_Collected data_:
────
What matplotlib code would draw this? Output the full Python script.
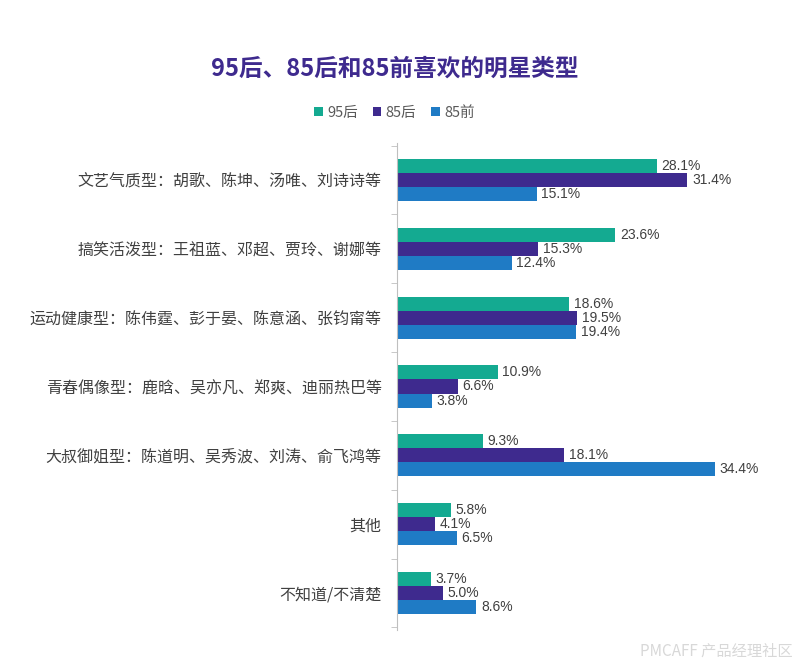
import matplotlib.pyplot as plt
import numpy as np

plt.rcParams['font.family'] = ['Noto Sans CJK SC', 'DejaVu Sans']

categories = ['文艺气质型：胡歌、陈坤、汤唯、刘诗诗等',
              '搞笑活泼型：王祖蓝、邓超、贾玲、谢娜等',
              '运动健康型：陈伟霆、彭于晏、陈意涵、张钧甯等',
              '青春偶像型：鹿晗、吴亦凡、郑爽、迪丽热巴等',
              '大叔御姐型：陈道明、吴秀波、刘涛、俞飞鸿等',
              '其他',
              '不知道/不清楚']
series_names = ['95后', '85后', '85前']
after95 = [28.1, 23.6, 18.6, 10.9, 9.3, 5.8, 3.7]
after85 = [31.4, 15.3, 19.5, 6.6, 18.1, 4.1, 5.0]
before85 = [15.1, 12.4, 19.4, 3.8, 34.4, 6.5, 8.6]

colors = ['#14AA91', '#3E2A8E', '#1F7BC5']

fig = plt.figure(figsize=(8.05, 6.71), dpi=100)
ax = fig.add_axes([0.493, 0.061, 0.477, 0.726])

y = np.arange(len(categories))
h = 0.205
for i, (vals, c, name) in enumerate(zip([after95, after85, before85], colors, series_names)):
    pos = y + (i - 1) * h
    ax.barh(pos, vals, height=h, color=c, label=name)
    for p, v in zip(pos, vals):
        ax.text(v + 0.5, p, f'{v:.1f}%', va='center', ha='left',
                fontsize=10, color='#404040', family=['Liberation Sans', 'DejaVu Sans'])

ax.set_ylim(len(categories) - 0.46, -0.54)
ax.set_xlim(0, 41.5)
ax.set_yticks(y)
ax.set_yticklabels(categories, fontsize=11.5, color='#404040')
ax.set_yticks(np.arange(len(categories) + 1) - 0.5, minor=True)
ax.tick_params(axis='y', which='major', length=0, pad=11)
ax.tick_params(axis='y', which='minor', length=4, color='#bfbfbf')
ax.set_xticks([])
for s in ['top', 'right', 'bottom']:
    ax.spines[s].set_visible(False)
ax.spines['left'].set_color('#bfbfbf')

fig.text(0.985, 0.03, 'PMCAFF 产品经理社区', fontsize=11, color='#d8d8d8',
         ha='right', va='center')

fig.text(0.49, 0.898, '95后、85后和85前喜欢的明星类型', fontsize=17, fontweight='bold',
         color='#3E2A8E', ha='center', va='center')

fig.legend(loc='center', bbox_to_anchor=(0.49, 0.832), ncol=3, frameon=False,
           fontsize=10.5, handlelength=0.6, handleheight=0.6, handletextpad=0.3,
           columnspacing=1.0, labelcolor='#595959')

fig.savefig('out.png', dpi=100)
────
_Written request_: Where a line of the data holds "matplotlib", show that line.

_Response to this task_:
What matplotlib code would draw this? Output the full Python script.
import matplotlib.pyplot as plt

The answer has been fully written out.